When name heuristics don’t apply, seedcli generates based on column type:

Column TypeGenerated Data
BOOLEANtrue or false
INTEGER, SERIALRandom integer
FLOAT, DOUBLE, NUMERICRandom decimal
VARCHAR, TEXT, CHARRandom sentence
DATERandom date within 5 years
TIMESTAMP, DATETIMERandom datetime
TIME14:30:00
UUIDValid UUID v4
JSON, JSONB{"key": "value"}
BYTEA, BLOBRandom bytes
ARRAYArray of appropriate type

For ENUM columns, seedcli automatically selects from allowed values:

CREATE TABLE users (
status user_status -- ENUM('active', 'inactive', 'pending')
);

Generated values will be one of: active, inactive, or pending.

seedcli tracks generated values to ensure uniqueness:

CREATE TABLE users (
email VARCHAR(255) UNIQUE
);

Each generated email will be unique within the seeding session.
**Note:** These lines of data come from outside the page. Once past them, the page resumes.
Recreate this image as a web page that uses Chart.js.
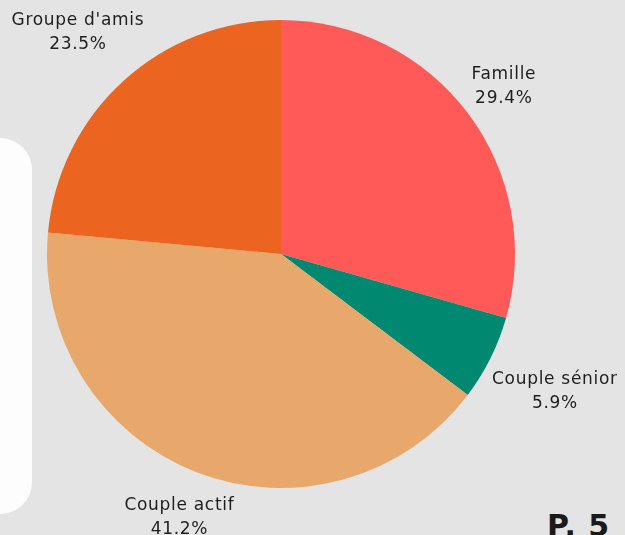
<!DOCTYPE html>
<html>
<head>
<meta charset="utf-8">
<script src="https://cdn.jsdelivr.net/npm/chart.js@4/dist/chart.umd.min.js"></script>
<style>
  html, body { margin: 0; padding: 0; }
  body { width: 625px; height: 535px; background: #e3e4e3; position: relative; overflow: hidden; }
  #panneau { position: absolute; left: -40px; top: 138px; width: 72px; height: 376px; background: #fdfdfd; border-radius: 32px; }
  #page { position: absolute; left: 547px; top: 508px; font: bold 30px "DejaVu Sans", sans-serif; color: #1a1a1a; letter-spacing: 1px; }
  #zone { position: absolute; left: 0; top: 0; width: 625px; height: 535px; }
</style>
</head>
<body>
<div id="panneau"></div>
<div id="page">P. 5</div>
<div id="zone"><canvas id="chartProfil"></canvas></div>
<script>
// Données
const categories = ['Famille', 'Couple sénior', 'Couple actif', "Groupe d'amis"];
const valeurs = [5, 1, 7, 4];
const cores = ['#ff5a57', '#008970', '#e9a86b', '#eb6420'];

// Étiquettes à l'extérieur des parts
const etiquettesExt = {
  id: 'etiquettesExt',
  afterDatasetsDraw(chart) {
    const ctx = chart.ctx;
    const total = valeurs.reduce((a, b) => a + b, 0);
    ctx.save();
    ctx.font = '17px "DejaVu Sans", sans-serif';
    ctx.letterSpacing = '0.7px';
    ctx.fillStyle = '#1e1e1e';
    ctx.textAlign = 'center';
    ctx.textBaseline = 'middle';
    chart.getDatasetMeta(0).data.forEach((arc, i) => {
      const ang = (arc.startAngle + arc.endAngle) / 2;
      const pct = (valeurs[i] / total * 100).toFixed(1) + '%';
      const w = Math.max(ctx.measureText(categories[i]).width, ctx.measureText(pct).width);
      const h = 48;
      const cx = Math.cos(ang), cy = Math.sin(ang);
      const d = arc.outerRadius + 5 + Math.abs(cx) * w / 2 + Math.abs(cy) * h / 2;
      const x = arc.x + cx * d, y = arc.y + cy * d + 1;
      ctx.fillText(categories[i], x, y - 12);
      ctx.fillText(pct, x, y + 12);
    });
    ctx.restore();
  }
};

new Chart(document.getElementById('chartProfil'), {
  type: 'pie',
  data: {
    labels: categories,
    datasets: [{
      data: valeurs,
      backgroundColor: cores,
      borderWidth: 0
    }]
  },
  options: {
    responsive: true,
    maintainAspectRatio: false,
    animation: false,
    layout: { padding: { top: 20, bottom: 47, left: 47, right: 110 } },
    plugins: {
      legend: { display: false },
      tooltip: { enabled: false }
    }
  },
  plugins: [etiquettesExt]
});
</script>
</body>
</html>
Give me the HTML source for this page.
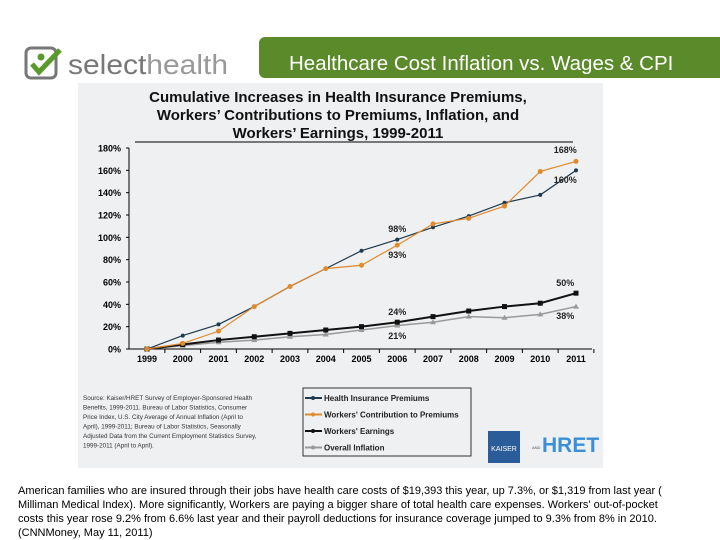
<!DOCTYPE html>
<html><head><meta charset="utf-8"><style>
body{margin:0;width:720px;height:540px;background:#fff;font-family:"Liberation Sans",sans-serif;position:relative;overflow:hidden}
.logo{position:absolute;left:24px;top:44px}
.banner{position:absolute;left:259px;top:37px;width:470px;height:41px;background:#5a8a2a;border-radius:6px 0 0 6px;color:#fff;font-size:20.5px;line-height:54px;padding-left:30px;box-sizing:border-box;white-space:nowrap}
.panel{position:absolute;left:78px;top:83px;width:525px;height:385px;background:#eef0f1}
.foot{position:absolute;left:18px;top:484px;width:662px;font-size:11px;line-height:14px;color:#000}
</style></head><body>
<div class="logo">
<svg width="240" height="40"><rect x="2" y="4" width="30" height="30" rx="5" fill="none" stroke="#777" stroke-width="3"/><circle cx="17" cy="13" r="3.5" fill="#5a9a2a"/><path d="M8 20 L15 28 L36 6" fill="none" stroke="#5a9a2a" stroke-width="5"/><text x="44" y="30" font-size="28" fill="#777" font-family="Liberation Sans" textLength="160" lengthAdjust="spacingAndGlyphs">select<tspan fill="#999">health</tspan></text></svg>
</div>
<div class="banner">Healthcare Cost Inflation vs. Wages &amp; CPI</div>
<div class="panel"></div>
<svg id="c" width="720" height="540" style="position:absolute;left:0;top:0"></svg>
<div class="foot">American families who are insured through their jobs have health care costs of $19,393 this year, up 7.3%, or $1,319 from last year ( Milliman Medical Index). More significantly, Workers are paying a bigger share of total health care expenses. Workers' out-of-pocket costs this year rose 9.2% from 6.6% last year and their payroll deductions for insurance coverage jumped to 9.3% from 8% in 2010. (CNNMoney, May 11, 2011)</div>
<script>
const years=["1999","2000","2001","2002","2003","2004","2005","2006","2007","2008","2009","2010","2011"];
const premiums=[0,12,22,38,56,72,88,98,109,119,131,138,160];
const contributions=[0,5,16,38,56,72,75,93,112,117,128,159,168];
const earnings=[0,4,8,11,14,17,20,24,29,34,38,41,50];
const inflation=[0,3,6,8,11,13,17,21,24,29,28,31,38];
const yTicks=[0,20,40,60,80,100,120,140,160,180];
const NS="http://www.w3.org/2000/svg";
const svg=document.getElementById('c');
const x0=147,dx=35.75,y0=349,ky=201/180;
const X=i=>x0+i*dx, Y=v=>y0-v*ky;
function mk(t,a,p){const e=document.createElementNS(NS,t);for(const k in a)e.setAttribute(k,a[k]);(p||svg).appendChild(e);return e;}
function txt(x,y,s,o){const e=mk('text',Object.assign({x:x,y:y,'font-family':'Liberation Sans, sans-serif'},o));e.textContent=s;return e;}
[["Cumulative Increases in Health Insurance Premiums,",102],["Workers’ Contributions to Premiums, Inflation, and",120],["Workers’ Earnings, 1999-2011",138]].forEach(l=>{
const t=txt(338,l[1],l[0],{'font-size':15,'font-weight':'bold','text-anchor':'middle',fill:'#111'});

});
mk('line',{x1:135,y1:142,x2:573,y2:142,stroke:'#000','stroke-width':1});
const ax=mk('line',{x1:129,y1:Y(180),x2:129,y2:y0,stroke:'#000'});


const xa=mk('line',{x1:129,y1:y0,x2:592,y2:y0,stroke:'#000'});


yTicks.forEach(v=>{mk('line',{x1:126,y1:Y(v),x2:129,y2:Y(v),stroke:'#000'});
const t=txt(121,Y(v)+3.5,v+'%',{'font-size':9,'font-weight':'bold','text-anchor':'end'});

});
years.forEach((y,i)=>{mk('line',{x1:X(i)+dx/2,y1:y0,x2:X(i)+dx/2,y2:y0+4,stroke:'#000'});
const t=txt(X(i),362,y,{'font-size':9,'font-weight':'bold','text-anchor':'middle'});

});
function series(data,color,w,marker,name){
const g=mk('g',{});


mk('polyline',{points:data.map((v,i)=>X(i)+','+Y(v)).join(' '),fill:'none',stroke:color,'stroke-width':w},g);
data.forEach((v,i)=>{const cx=X(i),cy=Y(v);
if(marker==='sq')mk('rect',{x:cx-2.5,y:cy-2.5,width:5,height:5,fill:color},g);
else if(marker==='tri')mk('polygon',{points:`${cx},${cy-3} ${cx-3},${cy+2} ${cx+3},${cy+2}`,fill:color},g);
else mk('circle',{cx:cx,cy:cy,r:marker==='dot'?2.5:2,fill:color},g);});}
series(inflation,'#999',1.5,'tri','series-overall-inflation');
series(earnings,'#111',2,'sq','series-workers-earnings');
series(premiums,'#1f3a4d',1.2,'sm','series-health-premiums');
series(contributions,'#e08a2e',1.2,'dot','series-workers-contribution');
[["168%",11.7,153],["160%",11.7,183],["98%",7,232],["93%",7,258],["50%",11.7,286],["24%",7,315],["38%",11.7,319],["21%",7,339]].forEach(a=>{
const t=txt(X(a[1]),a[2],a[0],{'font-size':9,'font-weight':'bold','text-anchor':'middle',fill:'#222'});

});
const src=["Source:  Kaiser/HRET  Survey of Employer-Sponsored Health","Benefits, 1999-2011.  Bureau of Labor Statistics, Consumer","Price Index, U.S. City Average of Annual Inflation (April to","April), 1999-2011; Bureau of Labor Statistics, Seasonally","Adjusted Data from the Current Employment Statistics Survey,","1999-2011 (April to April)."];
src.forEach((s,i)=>{const t=txt(83,400+i*9.5,s,{'font-size':6.3,fill:'#333'});

});
const lg=mk('rect',{x:303,y:388,width:168,height:68,fill:'none',stroke:'#333'});


[["Health Insurance Premiums",'#1f3a4d'],["Workers' Contribution to Premiums",'#e08a2e'],["Workers' Earnings",'#111'],["Overall Inflation",'#999']].forEach((l,i)=>{
const y=398+i*16.5;mk('line',{x1:305,y1:y,x2:322,y2:y,stroke:l[1],'stroke-width':2});mk('circle',{cx:313,cy:y,r:2,fill:l[1]});
const t=txt(324,y+3,l[0],{'font-size':8,'font-weight':'bold',fill:'#222'});

});
mk('rect',{x:488,y:431,width:32,height:32,fill:'#2a5c9a'});
const k=txt(504,451,'KAISER',{'font-size':7,fill:'#fff','text-anchor':'middle'});


txt(532,449,'AND',{'font-size':4,fill:'#555'});
const h=txt(542,452,'HRET',{'font-size':21,'font-weight':'bold',fill:'#3a8fd6'});


</script>
</body></html>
Non-nullable columns always receive values:

CREATE TABLE users (
email VARCHAR(255) NOT NULL -- Always gets a value
);

Nullable columns have a configurable probability of being NULL (default 30%):

data_generation:
null_probability: 0.3 # 30% chance of NULL

seedcli automatically handles foreign key relationships:

  1. Tables are sorted by dependencies (topological sort)
  2. Parent tables are seeded first
  3. Child tables reference actual inserted IDs
CREATE TABLE orders (
user_id INTEGER REFERENCES users(id) -- Uses real user IDs
);

Override generation for specific columns in seedcli.yaml:

tables:
users:
columns:
# Use specific values
role:
values:
- admin
- user
- guest
# Set numeric range
age:
min: 18
max: 65
# Use pattern
employee_id:
pattern: "EMP-{A-Z}{2}-{0-9}{4}"
unique: true
# Force specific generator
avatar_url:
generator: url

Use patterns for formatted strings:

PatternExample Output
{A-Z}Single uppercase letter
{a-z}Single lowercase letter
{0-9}Single digit
{A-Z}{3}Three uppercase letters
SKU-{A-Z}{2}-{0-9}{4}SKU-AB-1234
{a-z}{5}@example.comabcde@example.com

Use the --seed flag for deterministic generation:

Terminal window
seedcli seed --all --seed 42

Running with the same seed produces identical data every time.